* _REQUIRED WORK_
Write out each line word for word. Drop pictures.

* _INFORMATION SUPPLIED_
------------

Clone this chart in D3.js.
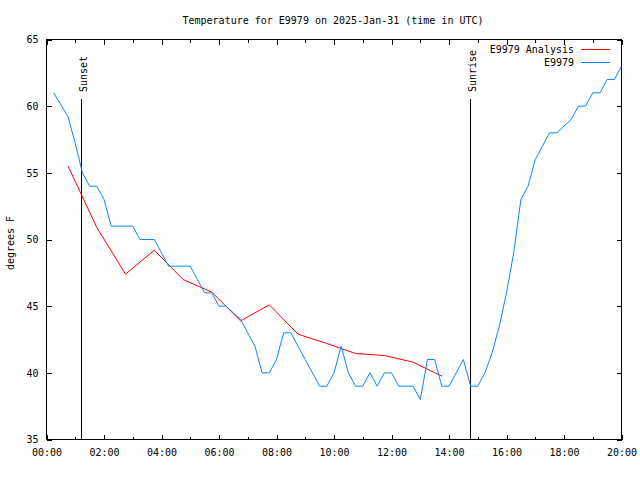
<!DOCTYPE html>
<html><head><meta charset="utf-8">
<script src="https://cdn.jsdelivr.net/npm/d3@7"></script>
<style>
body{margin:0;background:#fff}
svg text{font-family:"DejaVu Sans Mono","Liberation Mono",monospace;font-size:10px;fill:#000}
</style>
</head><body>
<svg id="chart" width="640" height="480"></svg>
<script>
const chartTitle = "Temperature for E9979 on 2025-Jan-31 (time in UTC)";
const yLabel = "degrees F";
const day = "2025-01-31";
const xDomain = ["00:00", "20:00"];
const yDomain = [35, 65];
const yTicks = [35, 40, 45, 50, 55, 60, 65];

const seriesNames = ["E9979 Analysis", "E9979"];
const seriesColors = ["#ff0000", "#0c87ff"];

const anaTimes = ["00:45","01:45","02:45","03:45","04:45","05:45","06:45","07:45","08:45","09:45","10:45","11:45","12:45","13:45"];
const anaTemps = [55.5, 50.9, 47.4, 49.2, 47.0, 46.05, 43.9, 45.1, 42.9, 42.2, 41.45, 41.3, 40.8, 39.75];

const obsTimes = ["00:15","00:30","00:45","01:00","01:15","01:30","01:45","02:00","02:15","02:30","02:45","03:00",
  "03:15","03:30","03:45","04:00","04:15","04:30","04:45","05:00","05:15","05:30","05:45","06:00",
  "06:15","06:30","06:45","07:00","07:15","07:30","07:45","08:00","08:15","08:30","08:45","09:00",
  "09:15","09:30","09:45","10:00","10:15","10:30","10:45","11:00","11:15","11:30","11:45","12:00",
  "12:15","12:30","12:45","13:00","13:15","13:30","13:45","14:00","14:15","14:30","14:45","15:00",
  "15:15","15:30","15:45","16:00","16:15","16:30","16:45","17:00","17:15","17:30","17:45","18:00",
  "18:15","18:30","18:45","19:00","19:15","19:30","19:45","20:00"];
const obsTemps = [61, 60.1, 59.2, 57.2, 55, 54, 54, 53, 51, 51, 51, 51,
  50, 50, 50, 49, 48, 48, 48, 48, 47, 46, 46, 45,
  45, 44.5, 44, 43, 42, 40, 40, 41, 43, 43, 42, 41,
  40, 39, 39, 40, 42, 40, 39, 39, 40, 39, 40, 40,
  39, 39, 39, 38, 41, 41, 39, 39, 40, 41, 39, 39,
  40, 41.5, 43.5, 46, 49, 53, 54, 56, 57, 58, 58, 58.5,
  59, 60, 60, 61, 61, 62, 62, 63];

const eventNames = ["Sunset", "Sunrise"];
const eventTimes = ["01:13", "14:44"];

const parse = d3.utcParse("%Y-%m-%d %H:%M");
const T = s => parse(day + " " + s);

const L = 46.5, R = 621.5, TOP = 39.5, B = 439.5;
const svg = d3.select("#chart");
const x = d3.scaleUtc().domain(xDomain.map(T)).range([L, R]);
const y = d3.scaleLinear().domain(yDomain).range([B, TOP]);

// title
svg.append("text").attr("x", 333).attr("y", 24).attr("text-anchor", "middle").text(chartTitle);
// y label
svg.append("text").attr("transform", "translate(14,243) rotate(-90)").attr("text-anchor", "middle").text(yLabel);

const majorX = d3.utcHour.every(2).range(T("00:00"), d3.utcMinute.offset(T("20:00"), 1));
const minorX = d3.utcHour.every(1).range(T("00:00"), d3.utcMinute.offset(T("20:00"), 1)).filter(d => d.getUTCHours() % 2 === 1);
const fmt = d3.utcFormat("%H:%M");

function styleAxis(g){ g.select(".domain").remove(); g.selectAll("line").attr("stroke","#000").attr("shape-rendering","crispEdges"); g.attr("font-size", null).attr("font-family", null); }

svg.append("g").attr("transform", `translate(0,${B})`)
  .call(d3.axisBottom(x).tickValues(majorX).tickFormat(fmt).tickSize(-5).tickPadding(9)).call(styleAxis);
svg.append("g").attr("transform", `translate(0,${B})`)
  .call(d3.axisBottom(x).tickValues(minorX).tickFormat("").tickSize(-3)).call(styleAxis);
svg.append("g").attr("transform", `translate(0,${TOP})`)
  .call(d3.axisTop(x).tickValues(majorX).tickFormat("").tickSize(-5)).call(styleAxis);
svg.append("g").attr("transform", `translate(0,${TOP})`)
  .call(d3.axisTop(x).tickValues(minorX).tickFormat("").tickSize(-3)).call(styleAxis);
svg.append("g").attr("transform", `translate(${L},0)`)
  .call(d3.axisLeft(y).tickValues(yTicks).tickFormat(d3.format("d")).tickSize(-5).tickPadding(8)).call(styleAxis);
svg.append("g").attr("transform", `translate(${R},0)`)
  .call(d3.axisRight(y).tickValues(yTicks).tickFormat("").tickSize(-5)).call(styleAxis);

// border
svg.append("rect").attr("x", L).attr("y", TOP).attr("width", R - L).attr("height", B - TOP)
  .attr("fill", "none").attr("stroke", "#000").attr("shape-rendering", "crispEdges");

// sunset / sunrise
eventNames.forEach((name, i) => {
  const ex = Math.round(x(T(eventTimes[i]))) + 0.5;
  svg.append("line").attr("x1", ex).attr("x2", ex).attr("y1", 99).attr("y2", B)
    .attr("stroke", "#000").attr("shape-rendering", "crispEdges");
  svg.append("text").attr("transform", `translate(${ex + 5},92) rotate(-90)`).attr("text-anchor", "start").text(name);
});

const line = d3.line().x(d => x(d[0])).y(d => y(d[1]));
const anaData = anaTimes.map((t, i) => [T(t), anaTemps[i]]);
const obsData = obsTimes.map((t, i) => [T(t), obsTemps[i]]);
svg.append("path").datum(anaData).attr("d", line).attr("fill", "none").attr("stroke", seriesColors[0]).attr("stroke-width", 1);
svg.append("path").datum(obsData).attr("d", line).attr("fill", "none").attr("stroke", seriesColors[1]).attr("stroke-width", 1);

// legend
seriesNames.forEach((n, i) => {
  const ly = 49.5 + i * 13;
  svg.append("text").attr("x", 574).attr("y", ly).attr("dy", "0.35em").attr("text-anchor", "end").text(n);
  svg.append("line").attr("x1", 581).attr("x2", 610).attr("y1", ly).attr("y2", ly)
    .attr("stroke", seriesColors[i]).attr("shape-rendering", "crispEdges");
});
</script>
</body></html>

------------

* _CORRECT RESPONSE_
Clone this chart in D3.js.
<!DOCTYPE html>
<html><head><meta charset="utf-8">
<script src="https://cdn.jsdelivr.net/npm/d3@7"></script>
<style>
body{margin:0;background:#fff}
svg text{font-family:"DejaVu Sans Mono","Liberation Mono",monospace;font-size:10px;fill:#000}
</style>
</head><body>
<svg id="chart" width="640" height="480"></svg>
<script>
const chartTitle = "Temperature for E9979 on 2025-Jan-31 (time in UTC)";
const yLabel = "degrees F";
const day = "2025-01-31";
const xDomain = ["00:00", "20:00"];
const yDomain = [35, 65];
const yTicks = [35, 40, 45, 50, 55, 60, 65];

const seriesNames = ["E9979 Analysis", "E9979"];
const seriesColors = ["#ff0000", "#0c87ff"];

const anaTimes = ["00:45","01:45","02:45","03:45","04:45","05:45","06:45","07:45","08:45","09:45","10:45","11:45","12:45","13:45"];
const anaTemps = [55.5, 50.9, 47.4, 49.2, 47.0, 46.05, 43.9, 45.1, 42.9, 42.2, 41.45, 41.3, 40.8, 39.75];

const obsTimes = ["00:15","00:30","00:45","01:00","01:15","01:30","01:45","02:00","02:15","02:30","02:45","03:00",
  "03:15","03:30","03:45","04:00","04:15","04:30","04:45","05:00","05:15","05:30","05:45","06:00",
  "06:15","06:30","06:45","07:00","07:15","07:30","07:45","08:00","08:15","08:30","08:45","09:00",
  "09:15","09:30","09:45","10:00","10:15","10:30","10:45","11:00","11:15","11:30","11:45","12:00",
  "12:15","12:30","12:45","13:00","13:15","13:30","13:45","14:00","14:15","14:30","14:45","15:00",
  "15:15","15:30","15:45","16:00","16:15","16:30","16:45","17:00","17:15","17:30","17:45","18:00",
  "18:15","18:30","18:45","19:00","19:15","19:30","19:45","20:00"];
const obsTemps = [61, 60.1, 59.2, 57.2, 55, 54, 54, 53, 51, 51, 51, 51,
  50, 50, 50, 49, 48, 48, 48, 48, 47, 46, 46, 45,
  45, 44.5, 44, 43, 42, 40, 40, 41, 43, 43, 42, 41,
  40, 39, 39, 40, 42, 40, 39, 39, 40, 39, 40, 40,
  39, 39, 39, 38, 41, 41, 39, 39, 40, 41, 39, 39,
  40, 41.5, 43.5, 46, 49, 53, 54, 56, 57, 58, 58, 58.5,
  59, 60, 60, 61, 61, 62, 62, 63];

const eventNames = ["Sunset", "Sunrise"];
const eventTimes = ["01:13", "14:44"];

const parse = d3.utcParse("%Y-%m-%d %H:%M");
const T = s => parse(day + " " + s);

const L = 46.5, R = 621.5, TOP = 39.5, B = 439.5;
const svg = d3.select("#chart");
const x = d3.scaleUtc().domain(xDomain.map(T)).range([L, R]);
const y = d3.scaleLinear().domain(yDomain).range([B, TOP]);

// title
svg.append("text").attr("x", 333).attr("y", 24).attr("text-anchor", "middle").text(chartTitle);
// y label
svg.append("text").attr("transform", "translate(14,243) rotate(-90)").attr("text-anchor", "middle").text(yLabel);

const majorX = d3.utcHour.every(2).range(T("00:00"), d3.utcMinute.offset(T("20:00"), 1));
const minorX = d3.utcHour.every(1).range(T("00:00"), d3.utcMinute.offset(T("20:00"), 1)).filter(d => d.getUTCHours() % 2 === 1);
const fmt = d3.utcFormat("%H:%M");

function styleAxis(g){ g.select(".domain").remove(); g.selectAll("line").attr("stroke","#000").attr("shape-rendering","crispEdges"); g.attr("font-size", null).attr("font-family", null); }

svg.append("g").attr("transform", `translate(0,${B})`)
  .call(d3.axisBottom(x).tickValues(majorX).tickFormat(fmt).tickSize(-5).tickPadding(9)).call(styleAxis);
svg.append("g").attr("transform", `translate(0,${B})`)
  .call(d3.axisBottom(x).tickValues(minorX).tickFormat("").tickSize(-3)).call(styleAxis);
svg.append("g").attr("transform", `translate(0,${TOP})`)
  .call(d3.axisTop(x).tickValues(majorX).tickFormat("").tickSize(-5)).call(styleAxis);
svg.append("g").attr("transform", `translate(0,${TOP})`)
  .call(d3.axisTop(x).tickValues(minorX).tickFormat("").tickSize(-3)).call(styleAxis);
svg.append("g").attr("transform", `translate(${L},0)`)
  .call(d3.axisLeft(y).tickValues(yTicks).tickFormat(d3.format("d")).tickSize(-5).tickPadding(8)).call(styleAxis);
svg.append("g").attr("transform", `translate(${R},0)`)
  .call(d3.axisRight(y).tickValues(yTicks).tickFormat("").tickSize(-5)).call(styleAxis);

// border
svg.append("rect").attr("x", L).attr("y", TOP).attr("width", R - L).attr("height", B - TOP)
  .attr("fill", "none").attr("stroke", "#000").attr("shape-rendering", "crispEdges");

// sunset / sunrise
eventNames.forEach((name, i) => {
  const ex = Math.round(x(T(eventTimes[i]))) + 0.5;
  svg.append("line").attr("x1", ex).attr("x2", ex).attr("y1", 99).attr("y2", B)
    .attr("stroke", "#000").attr("shape-rendering", "crispEdges");
  svg.append("text").attr("transform", `translate(${ex + 5},92) rotate(-90)`).attr("text-anchor", "start").text(name);
});

const line = d3.line().x(d => x(d[0])).y(d => y(d[1]));
const anaData = anaTimes.map((t, i) => [T(t), anaTemps[i]]);
const obsData = obsTimes.map((t, i) => [T(t), obsTemps[i]]);
svg.append("path").datum(anaData).attr("d", line).attr("fill", "none").attr("stroke", seriesColors[0]).attr("stroke-width", 1);
svg.append("path").datum(obsData).attr("d", line).attr("fill", "none").attr("stroke", seriesColors[1]).attr("stroke-width", 1);

// legend
seriesNames.forEach((n, i) => {
  const ly = 49.5 + i * 13;
  svg.append("text").attr("x", 574).attr("y", ly).attr("dy", "0.35em").attr("text-anchor", "end").text(n);
  svg.append("line").attr("x1", 581).attr("x2", 610).attr("y1", ly).attr("y2", ly)
    .attr("stroke", seriesColors[i]).attr("shape-rendering", "crispEdges");
});
</script>
</body></html>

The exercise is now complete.